*** Recorded information

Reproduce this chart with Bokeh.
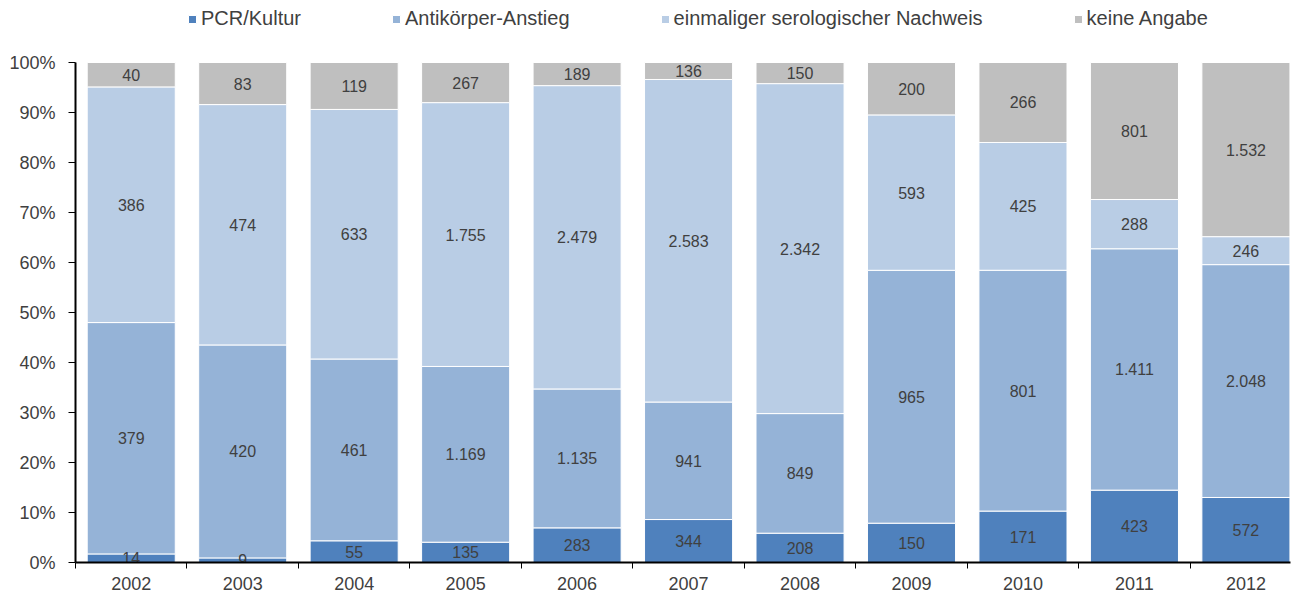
from bokeh.plotting import figure
from bokeh.models import ColumnDataSource, FixedTicker, Legend, LegendItem, CustomJSTickFormatter
from bokeh.embed import file_html
from bokeh.resources import INLINE
from bokeh.core.properties import value

years = ["2002", "2003", "2004", "2005", "2006", "2007", "2008", "2009", "2010", "2011", "2012"]
pcr = [14, 9, 55, 135, 283, 344, 208, 150, 171, 423, 572]
anti = [379, 420, 461, 1169, 1135, 941, 849, 965, 801, 1411, 2048]
einm = [386, 474, 633, 1755, 2479, 2583, 2342, 593, 425, 288, 246]
keine = [40, 83, 119, 267, 189, 136, 150, 200, 266, 801, 1532]

series = [pcr, anti, einm, keine]
names = ["PCR/Kultur", "Antikörper-Anstieg", "einmaliger serologischer Nachweis", "keine Angabe"]
colors = ["#4F81BD", "#95B3D7", "#B9CDE5", "#BFBFBF"]
keys = ["s0", "s1", "s2", "s3"]

FONT = "Liberation Sans"
TXT = "#404040"

xs = list(range(len(years)))
totals = [sum(s[i] for s in series) for i in xs]
data = {"x": xs}
for k, s in zip(keys, series):
    data[k] = [100.0 * v / t for v, t in zip(s, totals)]
src = ColumnDataSource(data)

# frame spans full height above the axis; extra room above 100% holds the legend
p = figure(width=1291, height=597, x_range=(-0.5, 10.4), y_range=(0, 112.4),
           output_backend="svg", toolbar_location=None,
           min_border_left=75, min_border_right=1, min_border_top=0, min_border_bottom=35)
p.outline_line_color = None
p.xgrid.visible = False
p.ygrid.visible = False

rs = p.vbar_stack(keys, x="x", width=0.79, source=src, color=colors,
                  line_color="white", line_width=1)

# segment labels
lx, ly, lt = [], [], []
for i in xs:
    base = 0.0
    for k, s in zip(keys, series):
        h = data[k][i]
        lx.append(i)
        ly.append(base + h / 2)
        lt.append(f"{s[i]:,}".replace(",", "."))
        base += h
p.text(x=lx, y=ly, text=lt, text_align="center", text_baseline="middle",
       text_font=value(FONT), text_font_size="16px", text_color=TXT)

# y axis
p.yaxis.ticker = FixedTicker(ticks=list(range(0, 101, 10)))
p.yaxis.bounds = (0, 100)
p.yaxis.formatter = CustomJSTickFormatter(code="return tick + '%';")
p.yaxis.axis_line_color = "black"
p.yaxis.axis_line_width = 2
p.yaxis.major_tick_out = 7
p.yaxis.major_tick_in = 0
p.yaxis.minor_tick_out = 0
p.yaxis.minor_tick_in = 0
p.yaxis.major_tick_line_color = "black"
p.yaxis.major_label_text_font = FONT
p.yaxis.major_label_text_font_size = "18px"
p.yaxis.major_label_text_color = TXT
p.yaxis.major_label_standoff = 13

# x axis
p.xaxis.ticker = FixedTicker(ticks=xs, minor_ticks=[i - 0.5 for i in range(len(years) + 1)])
p.xaxis.major_label_overrides = {i: y for i, y in enumerate(years)}
p.xaxis.axis_line_color = "black"
p.xaxis.axis_line_width = 2
p.xaxis.major_tick_out = 0
p.xaxis.major_tick_in = 0
p.xaxis.minor_tick_out = 6
p.xaxis.minor_tick_in = 0
p.xaxis.minor_tick_line_color = "black"
p.xaxis.major_label_text_font = FONT
p.xaxis.major_label_text_font_size = "18px"
p.xaxis.major_label_text_color = TXT
p.xaxis.major_label_standoff = 8

lg = Legend(items=[LegendItem(label=n, renderers=[r]) for n, r in zip(names, rs)],
            orientation="horizontal", location=(112, 532))
lg.label_text_font = FONT
lg.label_text_font_size = "20px"
lg.label_text_color = TXT
lg.glyph_width = 10
lg.glyph_height = 10
lg.label_standoff = 4
lg.spacing = 90
lg.border_line_color = None
lg.background_fill_alpha = 0
lg.padding = 0
lg.margin = 0
p.add_layout(lg, "center")

open("out.html", "w").write(file_html(p, INLINE))
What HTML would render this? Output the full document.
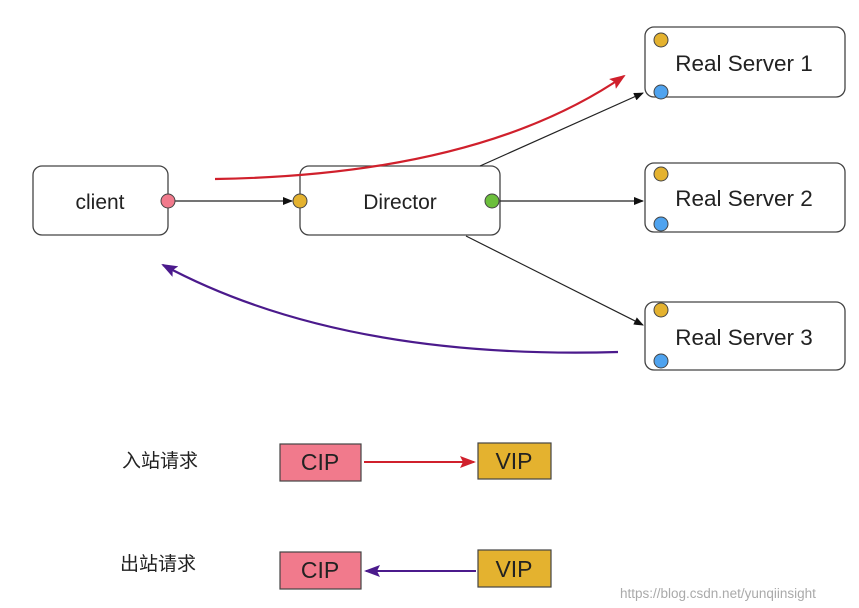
<!DOCTYPE html>
<html><head><style>body{margin:0;background:#fff}svg{display:block}</style></head><body>
<svg width="859" height="608" viewBox="0 0 859 608" xmlns="http://www.w3.org/2000/svg" font-family="Liberation Sans, Noto Sans CJK SC, sans-serif">
<defs>
<marker id="b" markerWidth="10" markerHeight="8" refX="9" refY="4" orient="auto" markerUnits="userSpaceOnUse"><path d="M0,0L10,4L0,8z" fill="#111"/></marker>
<marker id="r" markerWidth="16" markerHeight="12" refX="14" refY="6" orient="auto" markerUnits="userSpaceOnUse"><path d="M0,0L16,6L0,12L3,6z" fill="#d0202c"/></marker>
<marker id="p" markerWidth="16" markerHeight="12" refX="14" refY="6" orient="auto" markerUnits="userSpaceOnUse"><path d="M0,0L16,6L0,12L3,6z" fill="#4b1a8c"/></marker>
</defs>
<g fill="#fff" stroke="#444" stroke-width="1.3">
<rect x="33" y="166" width="135" height="69" rx="9"/>
<rect x="300" y="166" width="200" height="69" rx="9"/>
<rect x="645" y="27" width="200" height="70" rx="9"/>
<rect x="645" y="163" width="200" height="69" rx="9"/>
<rect x="645" y="302" width="200" height="68" rx="9"/>
</g>
<g stroke="#222" stroke-width="1.2" fill="none">
<line x1="175" y1="201" x2="292" y2="201" marker-end="url(#b)"/>
<line x1="480" y1="166" x2="643" y2="93" marker-end="url(#b)"/>
<line x1="500" y1="201" x2="643" y2="201" marker-end="url(#b)"/>
<line x1="466" y1="236" x2="643" y2="325" marker-end="url(#b)"/>
</g>
<path d="M215,179 Q480,175 624,76" stroke="#d0202c" stroke-width="2.2" fill="none" marker-end="url(#r)"/>
<path d="M618,352 Q340,360 163,265" stroke="#4b1a8c" stroke-width="2.2" fill="none" marker-end="url(#p)"/>
<g stroke="#444" stroke-width="1">
<circle cx="168" cy="201" r="7" fill="#f17a8c"/>
<circle cx="300" cy="201" r="7" fill="#e4b22f"/>
<circle cx="492" cy="201" r="7" fill="#6cbf3c"/>
<circle cx="661" cy="40" r="7" fill="#e4b22f"/><circle cx="661" cy="92" r="7" fill="#4fa3ef"/>
<circle cx="661" cy="174" r="7" fill="#e4b22f"/><circle cx="661" cy="224" r="7" fill="#4fa3ef"/>
<circle cx="661" cy="310" r="7" fill="#e4b22f"/><circle cx="661" cy="361" r="7" fill="#4fa3ef"/>
</g>
<g font-size="21" fill="#222" text-anchor="middle">
<text x="100" y="209">client</text>
<text x="400" y="209">Director</text>
</g>
<g font-size="22.5" fill="#222" text-anchor="middle">
<text x="744" y="71">Real Server 1</text>
<text x="744" y="206">Real Server 2</text>
<text x="744" y="345">Real Server 3</text>
</g>
<g stroke="#444" stroke-width="1.2">
<rect x="280" y="444" width="81" height="37" fill="#f17a8c"/>
<rect x="478" y="443" width="73" height="36" fill="#e4b22f"/>
<rect x="280" y="552" width="81" height="37" fill="#f17a8c"/>
<rect x="478" y="550" width="73" height="37" fill="#e4b22f"/>
</g>
<line x1="364" y1="462" x2="474" y2="462" stroke="#d0202c" stroke-width="2" marker-end="url(#r)"/>
<line x1="476" y1="571" x2="366" y2="571" stroke="#4b1a8c" stroke-width="2" marker-end="url(#p)"/>
<g font-size="23" fill="#222" text-anchor="middle">
<text x="320" y="470">CIP</text><text x="514" y="469">VIP</text>
<text x="320" y="578">CIP</text><text x="514" y="577">VIP</text>
</g>
<g font-size="19" fill="#222">
<text x="122" y="467">入站请求</text>
<text x="120" y="570">出站请求</text>
</g>
<text x="620" y="598" font-size="13.5" fill="#aaa">https://blog.csdn.net/yunqiinsight</text>
</svg>
</body></html>
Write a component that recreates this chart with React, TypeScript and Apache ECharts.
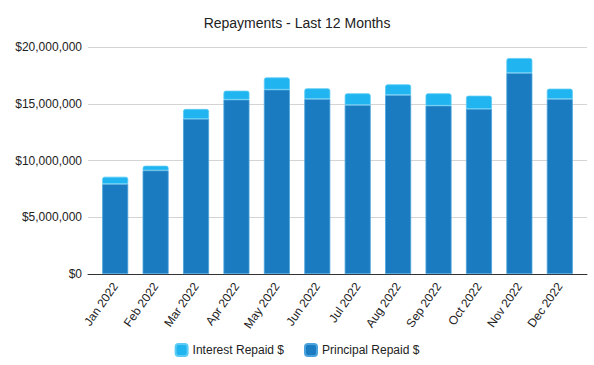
import React, { useEffect, useRef } from "react";
import * as echarts from "echarts";

const months = ["Jan 2022", "Feb 2022", "Mar 2022", "Apr 2022", "May 2022", "Jun 2022", "Jul 2022", "Aug 2022", "Sep 2022", "Oct 2022", "Nov 2022", "Dec 2022"];
const principalRepaid = [7930000, 9130000, 13660000, 15360000, 16240000, 15420000, 14890000, 15770000, 14830000, 14540000, 17710000, 15420000];
const interestRepaid = [640000, 410000, 880000, 790000, 1080000, 940000, 1030000, 940000, 1090000, 1170000, 1320000, 910000];
const yTicks = [0, 5000000, 10000000, 15000000, 20000000];

const FONT = "'Liberation Sans', Arial, sans-serif";
const fmt = (v: number) => "$" + Math.round(v).toLocaleString("en-US");

export default function App() {
  const ref = useRef<HTMLDivElement>(null);
  useEffect(() => {
    if (!ref.current) return;
    const chart = echarts.init(ref.current, undefined, { renderer: "svg" });
    const yMax = yTicks[yTicks.length - 1];
    const step = yTicks[1] - yTicks[0];
    chart.setOption({
      animation: false,
      backgroundColor: "#ffffff",
      textStyle: { fontFamily: FONT },
      title: {
        text: "Repayments - Last 12 Months",
        left: "center",
        top: 11,
        textStyle: { fontFamily: FONT, fontSize: 14, fontWeight: "normal", color: "#222" },
      },
      legend: {
        data: ["Interest Repaid $", "Principal Repaid $"],
        top: 338,
        left: "center",
        icon: "roundRect",
        itemWidth: 12,
        itemHeight: 12,
        itemGap: 20,
        textStyle: { fontFamily: FONT, fontSize: 12, color: "#222" },
      },
      grid: [
        { left: 88, right: 7, top: 47, bottom: 91 },
        { left: 95, right: 14, top: 47, bottom: 91 },
      ],
      xAxis: [
        {
          gridIndex: 0,
          type: "value",
          min: 0,
          max: 1,
          axisLine: { show: true, onZero: false, lineStyle: { color: "#333", width: 1 } },
          axisTick: { show: false },
          axisLabel: { show: false },
          splitLine: { show: false },
        },
        {
          gridIndex: 1,
          type: "category",
          data: months,
          axisLine: { show: false },
          axisTick: { show: false },
          axisLabel: { rotate: 55, margin: 10, fontSize: 12, color: "#222", fontFamily: FONT },
        },
      ],
      yAxis: [
        {
          gridIndex: 0,
          type: "value",
          min: 0,
          max: yMax,
          interval: step,
          axisLine: { show: false },
          axisTick: { show: false },
          axisLabel: { formatter: fmt, margin: 6, fontSize: 12, color: "#222", fontFamily: FONT },
          splitLine: { lineStyle: { color: "#d4d4d4", width: 1 } },
        },
        {
          gridIndex: 1,
          type: "value",
          min: 0,
          max: yMax,
          interval: step,
          show: false,
          splitLine: { show: false },
        },
      ],
      series: [
        {
          name: "Principal Repaid $",
          type: "bar",
          xAxisIndex: 1,
          yAxisIndex: 1,
          stack: "total",
          barWidth: 26,
          data: principalRepaid,
          itemStyle: { color: "#1b7bc0", borderColor: "#4aa3dc", borderWidth: 0.8 },
        },
        {
          name: "Interest Repaid $",
          type: "bar",
          xAxisIndex: 1,
          yAxisIndex: 1,
          stack: "total",
          barWidth: 26,
          data: interestRepaid,
          itemStyle: { color: "#20b5f0", borderColor: "#5cccf5", borderWidth: 0.8, borderRadius: [2, 2, 0, 0] },
        },
      ],
    });
    return () => chart.dispose();
  }, []);
  return <div ref={ref} style={{ position: "fixed", left: 0, top: 0, width: 594, height: 365 }} />;
}
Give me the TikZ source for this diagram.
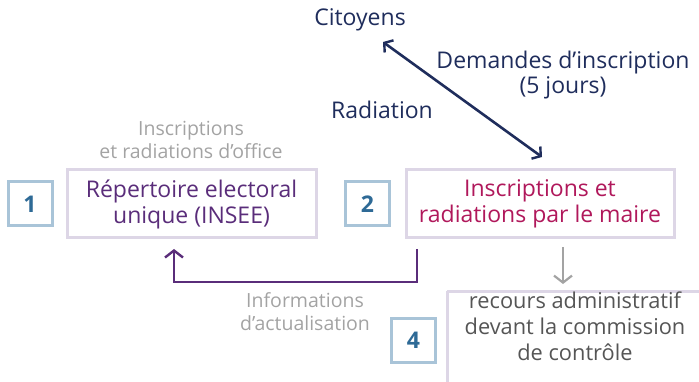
\documentclass[tikz,border=0pt]{standalone}
\usepackage{fontspec}
\setmainfont{Open Sans}
\usetikzlibrary{arrows.meta}
\definecolor{navy}{HTML}{1F2D5C}
\definecolor{purp}{HTML}{5A2D7A}
\definecolor{magen}{HTML}{B0185B}
\definecolor{lgray}{HTML}{A3A3A3}
\definecolor{dgray}{HTML}{555555}
\definecolor{numblue}{HTML}{2E6A96}
\definecolor{numborder}{HTML}{A9C4D8}
\definecolor{boxborder}{HTML}{DDD6E6}
\tikzset{
  numbox/.style={draw=numborder, line width=3pt, minimum width=44pt, minimum height=44pt, inner sep=0pt, text=numblue, font=\fontsize{23}{24}\selectfont\bfseries},
  mainbox/.style={draw=boxborder, line width=3pt, inner sep=0pt, align=center, font=\fontsize{23}{26}\selectfont},
  graytxt/.style={text=lgray, align=center, font=\fontsize{19.5}{23}\selectfont},
  navytxt/.style={text=navy, align=center, font=\fontsize{23}{25}\selectfont}
}
\begin{document}
\begin{tikzpicture}[x=1pt,y=-1pt]
\useasboundingbox (0,0) rectangle (699,382);
\begin{scope}
\clip (0,0) rectangle (699,382);
% boxes
\node[numbox] (n1) at (30,204) {1};
\node[mainbox, minimum width=249pt, minimum height=68pt, text=purp] (rep) at (191.5,204) {Répertoire electoral\\unique (INSEE)};
\node[numbox] (n2) at (367.5,204) {2};
\node[mainbox, minimum width=268pt, minimum height=68pt, text=magen] (ins) at (540,204) {Inscriptions et\\radiations par le maire};
\node[numbox] (n4) at (413.5,340) {4};
\draw[draw=boxborder, line width=3pt] (447,291) -- (720,291) (447,291) -- (447,400);
\node[text=dgray, align=center, font=\fontsize{21.8}{26}\selectfont] (rec) at (575,326) {recours administratif\\devant la commission\\de contrôle};
\end{scope}
% texts
\node[navytxt] (cit) at (360,20) {Citoyens};
\node[navytxt] (dem) at (563,75) {Demandes d’inscription\\(5 jours)};
\node[navytxt] (rad) at (382,110) {Radiation};
\node[graytxt] (off) at (191,139.5) {Inscriptions\\et radiations d’office};
\node[graytxt] (act) at (305,311.5) {Informations\\d’actualisation};
% connectors
\coordinate (a1) at (383,42);
\coordinate (a2) at (542,157);
\draw[navy, line width=2.6pt, {Straight Barb[length=6pt,width=15pt,line width=2.4pt]}-{Straight Barb[length=6pt,width=15pt,line width=2.4pt]}] (a1) -- (a2);
\coordinate (p1) at (417,249);
\coordinate (p2) at (174,249);
\draw[purp, line width=2.6pt, -{Straight Barb[length=7pt,width=18pt,line width=2.4pt]}] (p1) -- (417,282) -- (174,282) -- (p2);
\coordinate (g1) at (563,247);
\coordinate (g2) at (563,284);
\draw[lgray, line width=2.4pt, -{Straight Barb[length=7pt,width=18pt,line width=2.2pt]}] (g1) -- (g2);
\end{tikzpicture}
\end{document}
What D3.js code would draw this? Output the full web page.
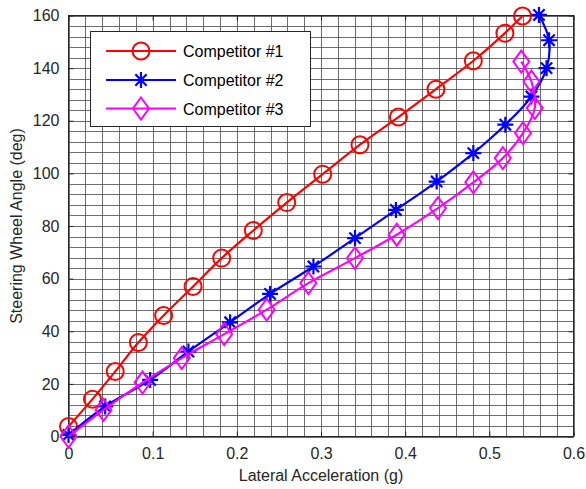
<!DOCTYPE html>
<html>
<head>
<meta charset="utf-8">
<script src="https://cdn.jsdelivr.net/npm/d3@7"></script>
<style>
  body { margin: 0; background: #fff; }
  text { font-family: Arial, "Liberation Sans", sans-serif; }
</style>
</head>
<body>
<svg id="mySvg" width="586" height="489"></svg>
<script>
var svg = d3.select("#mySvg");

// data
const seriesNames = ["Competitor #1", "Competitor #2", "Competitor #3"];
const seriesColors = ["#ff0000", "#0000ff", "#ff00ff"];
const seriesMarkers = ["circle", "star", "diamond"];

const comp1X = [0, 0.0285, 0.0555, 0.083, 0.113, 0.148, 0.182, 0.2196, 0.2593, 0.302, 0.3463, 0.392, 0.4366, 0.481, 0.5185, 0.5394];
const comp1Y = [3.8, 14.2, 24.7, 35.7, 46, 57, 67.8, 78.3, 88.9, 99.7, 110.9, 121.4, 132, 142.8, 153.3, 159.8];

const comp2X = [0, 0.0436, 0.097, 0.1425, 0.192, 0.2395, 0.291, 0.3404, 0.389, 0.4374, 0.481, 0.519, 0.550, 0.568, 0.571, 0.559];
const comp2Y = [0.6, 11.4, 21.5, 32.3, 43.4, 54.2, 64.6, 75.4, 86.1, 96.9, 107.7, 118.5, 129.2, 140, 150.6, 160.2];

const comp3X = [0, 0.0416, 0.088, 0.1346, 0.185, 0.2355, 0.285, 0.3404, 0.39, 0.439, 0.481, 0.516, 0.540, 0.554, 0.550, 0.538];
const comp3Y = [0, 10.1, 20.5, 29.8, 38.9, 48.2, 58.3, 67.8, 76.7, 86.8, 96.6, 105.8, 115.3, 124.8, 134.9, 142.5];

const xTicks = [0, 0.1, 0.2, 0.3, 0.4, 0.5, 0.6];
const yTicks = [0, 20, 40, 60, 80, 100, 120, 140, 160];
const xMinor = d3.range(0, 0.6001, 0.02);
const yMinor = d3.range(0, 160.001, 4);

const xLabel = "Lateral Acceleration (g)";
const yLabel = "Steering Wheel Angle (deg)";

const allSeries = [
    { x: comp1X, y: comp1Y },
    { x: comp2X, y: comp2Y },
    { x: comp3X, y: comp3Y }
];

// plot box
const plotLeft = 68.5, plotRight = 573.5, plotTop = 15.5, plotBottom = 436.5;

var x = d3.scaleLinear().domain([0, 0.6]).range([plotLeft, plotRight]);
var y = d3.scaleLinear().domain([0, 160]).range([plotBottom, plotTop]);

// grid
svg.append("g").selectAll("line").data(xMinor).join("line")
    .attr("x1", d => Math.round(x(d)) + 0.5).attr("x2", d => Math.round(x(d)) + 0.5)
    .attr("y1", plotTop).attr("y2", plotBottom)
    .attr("stroke", "#555").attr("stroke-width", 1).attr("stroke-opacity", 0.85);
svg.append("g").selectAll("line").data(yMinor).join("line")
    .attr("y1", d => Math.round(y(d)) + 0.5).attr("y2", d => Math.round(y(d)) + 0.5)
    .attr("x1", plotLeft).attr("x2", plotRight)
    .attr("stroke", "#555").attr("stroke-width", 1).attr("stroke-opacity", 0.85);

// axes with inward ticks
var xAxis = svg.append("g").attr("transform", `translate(0,${plotBottom})`)
    .call(d3.axisBottom(x).tickValues(xTicks).tickSizeInner(-5).tickSizeOuter(0).tickPadding(11)
        .tickFormat(d => d === 0 ? "0" : d3.format(".1f")(d)));
var xTop = svg.append("g").attr("transform", `translate(0,${plotTop})`)
    .call(d3.axisTop(x).tickValues(xTicks).tickSizeInner(-5).tickSizeOuter(0).tickFormat(""));
var yAxis = svg.append("g").attr("transform", `translate(${plotLeft},0)`)
    .call(d3.axisLeft(y).tickValues(yTicks).tickSizeInner(-5).tickSizeOuter(0).tickPadding(9));
var yRight = svg.append("g").attr("transform", `translate(${plotRight},0)`)
    .call(d3.axisRight(y).tickValues(yTicks).tickSizeInner(-5).tickSizeOuter(0).tickFormat(""));

[xAxis, xTop, yAxis, yRight].forEach(function (g) {
    g.select(".domain").remove();
    g.selectAll("line").attr("stroke", "#262626");
    g.selectAll("text").attr("font-size", 16).attr("fill", "#262626")
        .style("font-family", "Arial, 'Liberation Sans', sans-serif");
});

svg.append("rect")
    .attr("x", plotLeft).attr("y", plotTop)
    .attr("width", plotRight - plotLeft).attr("height", plotBottom - plotTop)
    .attr("fill", "none").attr("stroke", "#262626").attr("stroke-width", 1);

// axis labels
svg.append("text")
    .attr("x", (plotLeft + plotRight) / 2).attr("y", 481)
    .attr("text-anchor", "middle").attr("font-size", 16).attr("fill", "#262626")
    .text(xLabel);
svg.append("text")
    .attr("transform", `translate(22,${(plotTop + plotBottom) / 2}) rotate(-90)`)
    .attr("text-anchor", "middle").attr("font-size", 16).attr("fill", "#262626")
    .text(yLabel);

// markers
function drawMarker(g, type, cx, cy, color) {
    if (type == "circle") {
        g.append("circle").attr("cx", cx).attr("cy", cy).attr("r", 8.5)
            .attr("fill", "none").attr("stroke", color).attr("stroke-width", 2);
    } else if (type == "star") {
        var r = 8;
        var p = "";
        for (var k = 0; k < 4; k++) {
            var a = k * Math.PI / 4;
            p += `M${cx + r * Math.cos(a)},${cy + r * Math.sin(a)}L${cx - r * Math.cos(a)},${cy - r * Math.sin(a)}`;
        }
        g.append("path").attr("d", p).attr("stroke", color).attr("stroke-width", 2.2).attr("fill", "none");
    } else {
        var w = 8, h = 11;
        g.append("path")
            .attr("d", `M${cx},${cy - h}L${cx + w},${cy}L${cx},${cy + h}L${cx - w},${cy}Z`)
            .attr("fill", "none").attr("stroke", color).attr("stroke-width", 2);
    }
}

var line = d3.line().x(d => x(d[0])).y(d => y(d[1])).curve(d3.curveCatmullRom.alpha(0.5));

allSeries.forEach(function (s, i) {
    var pts = s.x.map((v, j) => [v, s.y[j]]);
    var g = svg.append("g");
    g.append("path").datum(pts).attr("d", line)
        .attr("fill", "none").attr("stroke", seriesColors[i]).attr("stroke-width", 2.2);
    pts.forEach(p => drawMarker(g, seriesMarkers[i], x(p[0]), y(p[1]), seriesColors[i]));
});

// legend
var legend = svg.append("g");
legend.append("rect")
    .attr("x", 90.5).attr("y", 31.5).attr("width", 220).attr("height", 95)
    .attr("fill", "#fff").attr("stroke", "#262626").attr("stroke-width", 1);
const legendRows = [51, 80, 108.5];
seriesNames.forEach(function (name, i) {
    var ly = legendRows[i];
    legend.append("line").attr("x1", 106).attr("x2", 176).attr("y1", ly).attr("y2", ly)
        .attr("stroke", seriesColors[i]).attr("stroke-width", 2.2);
    drawMarker(legend, seriesMarkers[i], 141, ly, seriesColors[i]);
    legend.append("text").attr("x", 183).attr("y", ly + 6)
        .attr("font-size", 16).attr("fill", "#000").text(name);
});
</script>
</body>
</html>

******

## Exercise aim
Your task is to collect every line above that contains the word "would".

## Finished exercise
What HTML would render this? Output the full document.
What D3.js code would draw this? Output the full web page.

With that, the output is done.